─── Records for this exercise ───

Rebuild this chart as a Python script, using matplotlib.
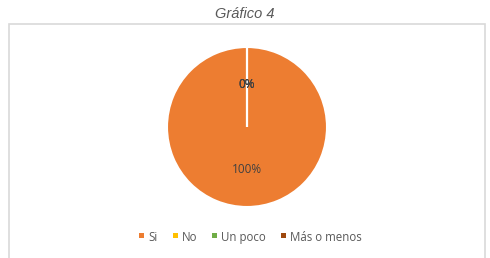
import matplotlib

matplotlib.use("Agg")

import matplotlib.pyplot as plt
from matplotlib.patches import Rectangle

categories = ["Si", "No", "Un poco", "Más o menos"]
values = [100, 0, 0, 0]
colors = ["#ED7D31", "#FFC000", "#70AD47", "#9E480E"]
title = "Gráfico 4"


def draw_legend(fig, labels, swatch_colors, center_x, y, fontsize):
    # manual legend so every label sits on the same baseline
    renderer = fig.canvas.get_renderer()
    fig_w = fig.get_figwidth() * fig.dpi
    fig_h = fig.get_figheight() * fig.dpi
    box, gap, item_gap = 5, 4, 15
    widths = []
    for label in labels:
        t = fig.text(0, 0, label, fontsize=fontsize, family="Open Sans")
        widths.append(t.get_window_extent(renderer).width)
        t.remove()
    total = sum(box + gap + w for w in widths) + item_gap * (len(labels) - 1)
    x = center_x - total / 2
    for label, color, w in zip(labels, swatch_colors, widths):
        fig.patches.append(Rectangle(
            (x / fig_w, (fig_h - y - 1) / fig_h), box / fig_w, box / fig_h,
            transform=fig.transFigure, facecolor=color, edgecolor="none",
        ))
        fig.text((x + box + gap) / fig_w, (fig_h - y - 4) / fig_h, label,
                 fontsize=fontsize, family="Open Sans", color="#595959",
                 ha="left", va="baseline")
        x += box + gap + w + item_gap


def main():
    fig = plt.figure(figsize=(4.9, 2.58), dpi=100)
    fig.patch.set_facecolor("white")

    # chart frame (light gray border, open at the bottom edge of the image)
    frame = Rectangle(
        (8.5 / 490, -0.01), (485 - 8.5) / 490, (258 - 24.5) / 258 + 0.01,
        transform=fig.transFigure, fill=False, edgecolor="#D9D9D9", linewidth=1.2,
    )
    fig.patches.append(frame)

    fig.text(0.5, 1 - 14 / 258, title, ha="center", va="center",
             fontsize=10.5, style="italic", color="#595959", family="Liberation Sans")

    # pie centred at (247, 127), radius ~80 px
    r = 80
    cx, cy = 247, 127
    ax = fig.add_axes([(cx - r) / 490, 1 - (cy + r) / 258, 2 * r / 490, 2 * r / 258])
    ax.pie(
        values,
        colors=colors,
        startangle=90,
        counterclock=False,
        autopct="%1.0f%%",
        pctdistance=0.53,
        wedgeprops={"edgecolor": "white", "linewidth": 1.5},
        textprops={"fontsize": 8.5, "color": "#404040", "family": "Open Sans"},
    )
    ax.set_xlim(-1, 1)
    ax.set_ylim(-1, 1)
    ax.set_aspect("equal")

    draw_legend(fig, categories, colors, 250.5, 237, 8.3)

    fig.savefig("out.png", dpi=100)
    plt.close(fig)


if __name__ == "__main__":
    main()
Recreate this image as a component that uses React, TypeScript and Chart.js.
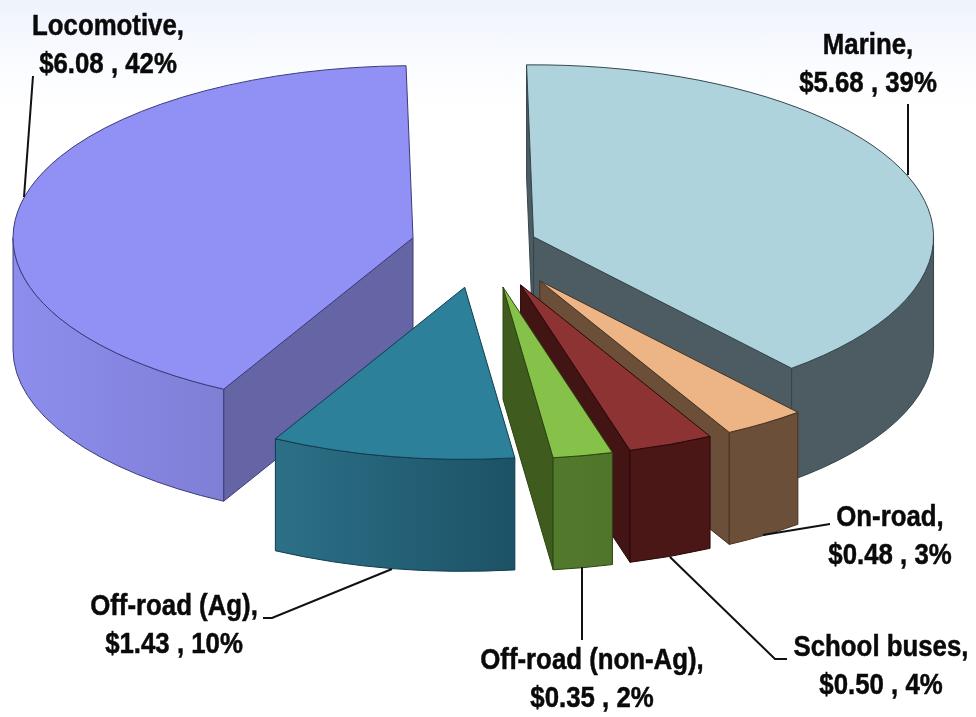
import React, { useEffect, useRef } from "react";
import { Chart, registerables } from "chart.js";

Chart.register(...registerables);

// Annual cost by sector, in order clockwise from twelve o'clock.
const categories = ["Marine", "On-road", "School buses", "Off-road (non-Ag)", "Off-road (Ag)", "Locomotive"];
const values = [5.68, 0.48, 0.5, 0.35, 1.43, 6.08];
const percents = [39, 3, 4, 2, 10, 42];

const topColors = ["#aed3dc", "#edb585", "#8e3333", "#86c14a", "#2d8099", "#9090f5"];
const wallLeft = ["#4d5c62", "#6c4f38", "#4a1616", "#527a2c", "#2c7088", "#8d8dee"];
const wallRight = ["#4d5c62", "#6c4f38", "#4a1616", "#4f752a", "#1c5266", "#7f7fd6"];
const faceColors = ["#4d5c62", "#6c4f38", "#431414", "#3f5c1e", "#1c5266", "#6565a5"];
const edgeColors = ["#34454c", "#463222", "#2a0808", "#2c4412", "#103c4e", "#3c3c7c"];

// Distance each wedge is pulled away from the centre of the pie.
const explode = [54, 101, 100, 100, 100, 72];
// Wedges are painted back to front.
const paintOrder = [0, 5, 4, 1, 2, 3];

const PIE_RADIUS = 400;
const TILT = 0.43;
const DEPTH = 112;

// Label centres and leader-line polylines, in category order.
const labelCentres = [
  [868, 46],
  [890, 518],
  [881, 648],
  [592, 661],
  [174, 607],
  [108, 27],
];
const leaders = [
  [[908, 104], [908, 175]],
  [[763, 535], [830, 524]],
  [[670, 557], [775, 659], [787, 659]],
  [[582, 567], [582, 640]],
  [[392, 569], [272, 618], [263, 618]],
  [[33, 76], [24, 197]],
];
const LINE_GAP = 38;
const TEXT_SQUEEZE = 0.86;

const extrudedPie = {
  id: "extrudedPie",
  beforeDatasetsDraw(chart: any) {
    const { ctx } = chart;
    const arcs = chart.getDatasetMeta(0).data;
    for (const i of paintOrder) {
      const arc = arcs[i];
      const { x, y, startAngle: a0, endAngle: a1, outerRadius: r } = arc;
      const mid = (a0 + a1) / 2;
      const ox = x + Math.cos(mid) * explode[i];
      const oy = y + Math.sin(mid) * explode[i] * TILT;
      const rim = (a: number): [number, number] => [ox + r * Math.cos(a), oy + r * TILT * Math.sin(a)];

      ctx.save();
      ctx.lineWidth = 1;
      ctx.lineJoin = "round";
      ctx.strokeStyle = edgeColors[i];

      // Flat cut faces that turn towards the viewer.
      const face = (a: number) => {
        const [px, py] = rim(a);
        ctx.beginPath();
        ctx.moveTo(ox, oy);
        ctx.lineTo(px, py);
        ctx.lineTo(px, py + DEPTH);
        ctx.lineTo(ox, oy + DEPTH);
        ctx.closePath();
        ctx.fillStyle = faceColors[i];
        ctx.fill();
        ctx.stroke();
      };
      if (Math.sin(a0 - Math.PI / 2) > 0) face(a0);
      if (Math.sin(a1 + Math.PI / 2) > 0) face(a1);

      // Curved outer wall, only on the near half of the rim.
      const w0 = Math.max(a0, 0);
      const w1 = Math.min(a1, Math.PI);
      if (w1 > w0) {
        const xs = [rim(w0)[0], rim(w1)[0]];
        const grad = ctx.createLinearGradient(Math.min(...xs), 0, Math.max(...xs), 0);
        grad.addColorStop(0, wallLeft[i]);
        grad.addColorStop(1, wallRight[i]);
        ctx.beginPath();
        ctx.ellipse(ox, oy, r, r * TILT, 0, w0, w1, false);
        ctx.ellipse(ox, oy + DEPTH, r, r * TILT, 0, w1, w0, true);
        ctx.closePath();
        ctx.fillStyle = grad;
        ctx.fill();
        ctx.stroke();
      }

      // Top of the wedge: the arc element itself, flattened and moved out.
      ctx.save();
      ctx.translate(ox, oy);
      ctx.scale(1, TILT);
      ctx.translate(-x, -y);
      arc.draw(ctx);
      ctx.restore();

      const [sx, sy] = rim(a0);
      ctx.beginPath();
      ctx.moveTo(ox, oy);
      ctx.lineTo(sx, sy);
      ctx.ellipse(ox, oy, r, r * TILT, 0, a0, a1, false);
      ctx.closePath();
      ctx.stroke();
      ctx.restore();
    }
    return false;
  },
  afterDraw(chart: any) {
    const { ctx } = chart;
    ctx.save();
    ctx.strokeStyle = "#111111";
    ctx.lineWidth = 2;
    for (const path of leaders) {
      ctx.beginPath();
      path.forEach(([px, py], k) => (k ? ctx.lineTo(px, py) : ctx.moveTo(px, py)));
      ctx.stroke();
    }
    ctx.fillStyle = "#0a0a0a";
    ctx.strokeStyle = "#0a0a0a";
    ctx.lineWidth = 0.5;
    ctx.font = 'bold 30px "Liberation Sans", Arial, sans-serif';
    ctx.textAlign = "center";
    ctx.textBaseline = "middle";
    categories.forEach((name, i) => {
      const [cx, cy] = labelCentres[i];
      const lines = [`${name},`, `$${values[i].toFixed(2)} , ${percents[i]}%`];
      lines.forEach((line, k) => {
        ctx.save();
        ctx.translate(cx, cy + k * LINE_GAP);
        ctx.scale(TEXT_SQUEEZE, 1);
        ctx.fillText(line, 0, 0);
        ctx.strokeText(line, 0, 0);
        ctx.restore();
      });
    });
    ctx.restore();
  },
};

export default function App() {
  const canvasRef = useRef<HTMLCanvasElement>(null);
  useEffect(() => {
    document.body.style.margin = "0";
    const chart = new Chart(canvasRef.current!, {
      type: "pie",
      data: {
        labels: categories,
        datasets: [
          {
            data: values,
            backgroundColor: topColors,
            borderWidth: 0,
            radius: PIE_RADIUS,
          } as any,
        ],
      },
      options: {
        responsive: false,
        animation: false,
        rotation: -1,
        layout: { padding: { left: 0, top: 0, right: 10, bottom: 227 } },
        plugins: { legend: { display: false }, tooltip: { enabled: false } },
      },
      plugins: [extrudedPie],
    });
    return () => chart.destroy();
  }, []);
  return (
    <canvas
      ref={canvasRef}
      width={976}
      height={717}
      style={{
        display: "block",
        background: "linear-gradient(to bottom, #eef3fc 0px, #fbfcff 70px, #ffffff 110px, #ffffff 100%)",
      }}
    />
  );
}
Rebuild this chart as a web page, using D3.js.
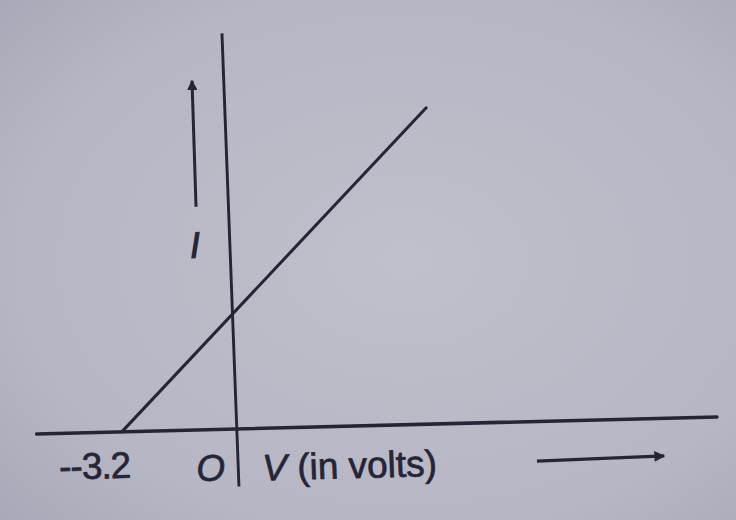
<!DOCTYPE html>
<html>
<head>
<meta charset="utf-8">
<script src="https://cdn.jsdelivr.net/npm/d3@7"></script>
<style>
  html, body { margin: 0; padding: 0; background: #b9b9c6; }
  svg { display: block; }
</style>
</head>
<body>
<svg id="chart" width="736" height="520"></svg>
<script>
// ---- data ----
const voltage = [-3.2, 5.6];          // V (in volts), end points of the I–V line
const current = [0, 2.75];            // I (relative units), matching end points
const xAxisExtent = [-5.57, 13.36];   // horizontal axis span (volts)
const yAxisExtent = [-0.5, 3.44];     // vertical axis span (current units)
const xTickLabels = ["--3.2"];
const originLabel = "O";
const xAxisTitle = "V (in volts)";
const yAxisTitle = "I";

const ink = "#262536";
const svg = d3.select("#chart");

// background with soft photo-like shading
const defs = svg.append("defs");
const rg = defs.append("radialGradient").attr("id", "bg")
  .attr("cx", "55%").attr("cy", "50%").attr("r", "75%");
rg.append("stop").attr("offset", "0%").attr("stop-color", "#c0c0cc");
rg.append("stop").attr("offset", "70%").attr("stop-color", "#b6b6c4");
rg.append("stop").attr("offset", "100%").attr("stop-color", "#a8a8b8");
svg.append("rect").attr("width", 736).attr("height", 520).attr("fill", "url(#bg)");

defs.append("marker").attr("id", "arrow")
  .attr("viewBox", "0 0 10 10").attr("refX", 9).attr("refY", 5)
  .attr("markerWidth", 4.2).attr("markerHeight", 3.4)
  .attr("markerUnits", "strokeWidth")
  .attr("orient", "auto")
  .append("path").attr("d", "M0,0 L10,5 L0,10 Z").attr("fill", ink);

// slightly skewed frame (photographed page)
const g = svg.append("g")
  .attr("transform", "matrix(1,-0.025,0.0375,1,236.8,429)");

const x = d3.scaleLinear().domain([-3.2, 0]).range([-115, 0]);
const y = d3.scaleLinear().domain([0, 1]).range([0, -115]);

// axes
g.append("line")
  .attr("x1", x(xAxisExtent[0])).attr("y1", y(0))
  .attr("x2", x(xAxisExtent[1])).attr("y2", y(0))
  .attr("stroke", ink).attr("stroke-width", 3.6).attr("stroke-linecap", "round");
g.append("line")
  .attr("x1", x(0)).attr("y1", y(yAxisExtent[0]))
  .attr("x2", x(0)).attr("y2", y(yAxisExtent[1]))
  .attr("stroke", ink).attr("stroke-width", 2.9).attr("stroke-linecap", "butt");

// I–V line
const pts = voltage.map((v, i) => [v, current[i]]);
g.append("path")
  .datum(pts)
  .attr("d", d3.line().x(d => x(d[0])).y(d => y(d[1])))
  .attr("fill", "none").attr("stroke", ink).attr("stroke-width", 3)
  .attr("stroke-linecap", "round");

// I direction arrow
g.append("line")
  .attr("x1", -32.4).attr("y1", -223)
  .attr("x2", -31.7).attr("y2", -349)
  .attr("stroke", ink).attr("stroke-width", 3)
  .attr("marker-end", "url(#arrow)");

// V direction arrow
g.append("line")
  .attr("x1", 298.7).attr("y1", 39.5)
  .attr("x2", 426).attr("y2", 37.6)
  .attr("stroke", ink).attr("stroke-width", 3.2)
  .attr("marker-end", "url(#arrow)");

const font = "'Liberation Sans', Arial, Helvetica, sans-serif";

// labels
g.append("text")
  .attr("x", -179).attr("y", 46)
  .attr("font-family", font).attr("font-size", 37)
  .attr("fill", ink).attr("stroke", ink).attr("stroke-width", 0.7)
  .attr("letter-spacing", -1)
  .text(xTickLabels[0]);

g.append("text")
  .attr("x", -42).attr("y", 51)
  .attr("font-family", font).attr("font-size", 37).attr("font-style", "italic")
  .attr("fill", ink).attr("stroke", ink).attr("stroke-width", 0.7)
  .text(originLabel);

const t = g.append("text")
  .attr("x", 24).attr("y", 52)
  .attr("font-family", font).attr("font-size", 37)
  .attr("fill", ink).attr("stroke", ink).attr("stroke-width", 0.7);
t.append("tspan").attr("font-style", "italic").text(xAxisTitle.slice(0, 1));
t.append("tspan").text(xAxisTitle.slice(1));

g.append("text")
  .attr("x", -40).attr("y", -172)
  .attr("font-family", font).attr("font-size", 37).attr("font-style", "italic")
  .attr("fill", ink).attr("stroke", ink).attr("stroke-width", 0.9)
  .text(yAxisTitle);
</script>
</body>
</html>
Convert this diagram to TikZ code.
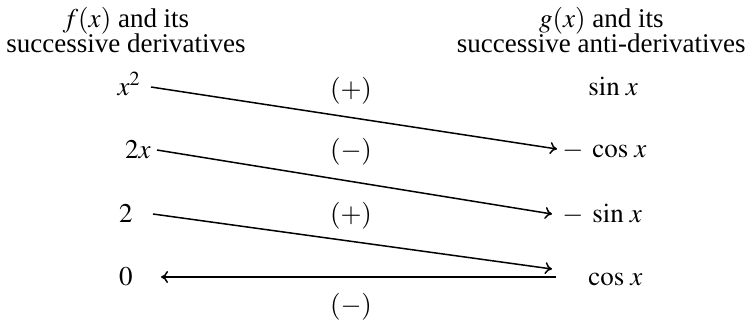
\documentclass[tikz,border=0pt]{standalone}
\usepackage{mathptmx}
\usepackage{fontspec}
\setmainfont{Liberation Serif}
\usetikzlibrary{arrows,arrows.meta}

\tikzset{
  txt/.style={inner sep=0pt, font=\fontsize{13.5}{15}\selectfont},
  fx/.style={txt, anchor=base east, text height=8pt, text depth=0pt},
  gx/.style={txt, anchor=base west, text height=8pt, text depth=0pt},
  sgn/.style={txt, anchor=base},
  arr/.style={-{To[length=3.5pt,width=6pt]}, line width=0.75pt}
}

\begin{document}
\begin{tikzpicture}[x=0.5pt,y=-0.5pt]
	\useasboundingbox (0,0) rectangle (750,328);
	% headers
		\node[txt, anchor=base] (fhead2) at (126,52) {successive derivatives};
		\path (fhead2.base) ++(0,-25) node[txt, anchor=base] (fhead1) {$f(x)$ and its};
		\node[txt, anchor=base east] (ghead2) at (746,52) {successive anti-derivatives};
		\path (ghead2.base) ++(0,-25) node[txt, anchor=base] (ghead1) {$g(x)$ and its};
	% f(x) column
		\node[fx] (xsq) at (141,95) {$x^2$};
		\node[fx] (dx) at (151,158) {$2x$};
		\node[fx] (two) at (133,222) {$2$};
		\node[fx] (zero) at (133,285) {$0$};
	% g(x) column
		\node[gx] (sinx) at (588,95) {$\sin\,x$};
		\node[gx] (mcos) at (562,157) {$-\;\cos\,x$};
		\node[gx] (msin) at (562,222) {$-\;\sin\,x$};
		\node[gx] (cosx) at (588,285) {$\cos\,x$};
	% signs
		\node[sgn] (s1) at (351,97) {$(+)$};
		\node[sgn] (s2) at (351,158) {$(-)$};
		\node[sgn] (s3) at (351,222) {$(+)$};
		\node[sgn] (s4) at (351,313) {$(-)$};
		\coordinate (tip) at (552,269);
	% arrows
		\draw[arr] ([xshift=5pt]xsq.east) -- ([xshift=-2.5pt]mcos.west);
		\draw[arr] ([xshift=3pt]dx.east) -- ([xshift=-5pt]msin.west);
		\draw[arr] ([xshift=10pt]two.east) -- (tip);
		\draw[arr] ([xshift=-16pt]cosx.west) -- ([xshift=14pt]zero.east);
\end{tikzpicture}
\end{document}
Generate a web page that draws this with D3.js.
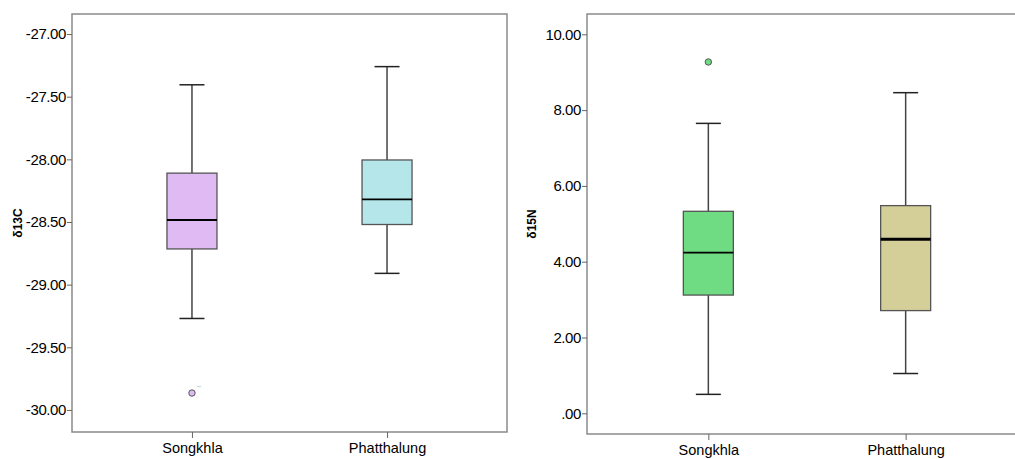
<!DOCTYPE html>
<html lang="en">
<head>
    <meta charset="UTF-8">
    <title>δ13C / δ15N box plots</title>
    <style>
        html, body {
            margin: 0;
            padding: 0;
            background: #fff;
            overflow: hidden;
        }
        svg text {
            font-family: "Liberation Sans", Arial, sans-serif;
        }
    </style>
</head>
<body>
    <svg id="chart" width="1015" height="459"></svg>

    <script src="https://d3js.org/d3.v7.min.js"></script>
    <script>
        // categories
        const categories = ['Songkhla', 'Phatthalung'];

        // δ13C: low whisker, Q1, median, Q3, high whisker
        const c13Low = [-29.27, -28.91];
        const c13Q1 = [-28.715, -28.52];
        const c13Median = [-28.485, -28.32];
        const c13Q3 = [-28.11, -28.005];
        const c13High = [-27.405, -27.26];
        const c13Outliers = [[-29.865], []];
        const c13Ticks = [-27, -27.5, -28, -28.5, -29, -29.5, -30];

        // δ15N
        const n15Low = [0.50, 1.05];
        const n15Q1 = [3.12, 2.71];
        const n15Median = [4.24, 4.59];
        const n15Q3 = [5.33, 5.48];
        const n15High = [7.65, 8.46];
        const n15Outliers = [[9.27], []];
        const n15Ticks = [0, 2, 4, 6, 8, 10];

        const svg = d3.select('#chart');
        // SPSS style: plain hyphen, ".00" for zero
        const fmt = d => d === 0 ? '.00' : d3.format('.2f')(d).replace('\u2212', '-');

        function drawPanel(p) {
            const x = d3.scalePoint().domain(categories)
                .range([p.left, p.right]).padding(0.615);
            const y = d3.scaleLinear().domain(p.domain).range([p.bottom, p.top]);
            const g = svg.append('g');

            // frame
            g.append('rect')
                .attr('x', p.left).attr('y', p.top)
                .attr('width', p.right - p.left).attr('height', p.bottom - p.top)
                .attr('fill', 'none').attr('stroke', '#8a8a8a').attr('stroke-width', 1.5);

            // y axis
            const yAxis = g.append('g')
                .attr('transform', `translate(${p.left},0)`)
                .call(d3.axisLeft(y).tickValues(p.ticks).tickFormat(fmt).tickSize(5).tickPadding(1));
            yAxis.select('.domain').remove();
            yAxis.selectAll('line').attr('stroke', '#666');
            yAxis.selectAll('text').style('font-size', '15px').attr('fill', '#000')
                .attr('letter-spacing', -0.4);

            // x axis
            const xAxis = g.append('g')
                .attr('transform', `translate(0,${p.bottom})`)
                .call(d3.axisBottom(x).tickSize(6).tickPadding(5));
            xAxis.select('.domain').remove();
            xAxis.selectAll('line').attr('stroke', '#666');
            xAxis.selectAll('text').style('font-size', '14.5px').attr('fill', '#000');

            // y title
            g.append('text')
                .attr('transform', `translate(${p.titleX},${(p.top + p.bottom) / 2}) rotate(-90)`)
                .attr('text-anchor', 'middle')
                .style('font-size', '12px').attr('font-weight', 'bold')
                .text(p.title);

            const bw = 50, cw = 25;
            categories.forEach((c, i) => {
                const cx = x(c);
                const box = g.append('g');
                // whisker stems
                box.append('line').attr('x1', cx).attr('x2', cx)
                    .attr('y1', y(p.high[i])).attr('y2', y(p.q3[i]))
                    .attr('stroke', '#444').attr('stroke-width', 1.5);
                box.append('line').attr('x1', cx).attr('x2', cx)
                    .attr('y1', y(p.q1[i])).attr('y2', y(p.low[i]))
                    .attr('stroke', '#444').attr('stroke-width', 1.5);
                // caps
                [p.high[i], p.low[i]].forEach(v => {
                    box.append('line').attr('x1', cx - cw / 2).attr('x2', cx + cw / 2)
                        .attr('y1', y(v)).attr('y2', y(v))
                        .attr('stroke', '#222').attr('stroke-width', 1.5);
                });
                // box
                box.append('rect')
                    .attr('x', cx - bw / 2).attr('y', y(p.q3[i]))
                    .attr('width', bw).attr('height', y(p.q1[i]) - y(p.q3[i]))
                    .attr('fill', p.colors[i]).attr('stroke', '#555').attr('stroke-width', 1.3);
                // median
                box.append('line').attr('x1', cx - bw / 2).attr('x2', cx + bw / 2)
                    .attr('y1', y(p.median[i])).attr('y2', y(p.median[i]))
                    .attr('stroke', '#000').attr('stroke-width', p.medW[i]);
                // outliers
                p.outliers[i].forEach(v => {
                    box.append('circle').attr('cx', cx).attr('cy', y(v)).attr('r', 3.2)
                        .attr('fill', p.colors[i]).attr('stroke', '#555').attr('stroke-width', 1);
                    if (p.caseLabel) {
                        box.append('text').attr('x', cx + 5).attr('y', y(v) - 5)
                            .style('font-size', '6px').attr('fill', '#777').text('--');
                    }
                });
            });
        }

        drawPanel({
            left: 72, right: 507, top: 14, bottom: 432,
            domain: [-30.176, -26.84], ticks: c13Ticks,
            title: 'δ13C', titleX: 22,
            low: c13Low, q1: c13Q1, median: c13Median, q3: c13Q3, high: c13High,
            outliers: c13Outliers, caseLabel: true,
            colors: ['#e0baf2', '#b5e6e9'], medW: [2, 1.8]
        });

        drawPanel({
            left: 587, right: 1027, top: 14, bottom: 434,
            domain: [-0.546, 10.536], ticks: n15Ticks,
            title: 'δ15N', titleX: 536,
            low: n15Low, q1: n15Q1, median: n15Median, q3: n15Q3, high: n15High,
            outliers: n15Outliers, caseLabel: false,
            colors: ['#6fdb82', '#d4cf98'], medW: [1.8, 3]
        });
    </script>
</body>
</html>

───

Exercise description: Pictures stay out. Print the data exactly, from its first line through the line containing "x += box + gap + w + item_gap".

Response:
Rebuild this chart as a Python script, using matplotlib.
import matplotlib

matplotlib.use("Agg")

import matplotlib.pyplot as plt
from matplotlib.patches import Rectangle

categories = ["Si", "No", "Un poco", "Más o menos"]
values = [100, 0, 0, 0]
colors = ["#ED7D31", "#FFC000", "#70AD47", "#9E480E"]
title = "Gráfico 4"


def draw_legend(fig, labels, swatch_colors, center_x, y, fontsize):
    # manual legend so every label sits on the same baseline
    renderer = fig.canvas.get_renderer()
    fig_w = fig.get_figwidth() * fig.dpi
    fig_h = fig.get_figheight() * fig.dpi
    box, gap, item_gap = 5, 4, 15
    widths = []
    for label in labels:
        t = fig.text(0, 0, label, fontsize=fontsize, family="Open Sans")
        widths.append(t.get_window_extent(renderer).width)
        t.remove()
    total = sum(box + gap + w for w in widths) + item_gap * (len(labels) - 1)
    x = center_x - total / 2
    for label, color, w in zip(labels, swatch_colors, widths):
        fig.patches.append(Rectangle(
            (x / fig_w, (fig_h - y - 1) / fig_h), box / fig_w, box / fig_h,
            transform=fig.transFigure, facecolor=color, edgecolor="none",
        ))
        fig.text((x + box + gap) / fig_w, (fig_h - y - 4) / fig_h, label,
                 fontsize=fontsize, family="Open Sans", color="#595959",
                 ha="left", va="baseline")
        x += box + gap + w + item_gap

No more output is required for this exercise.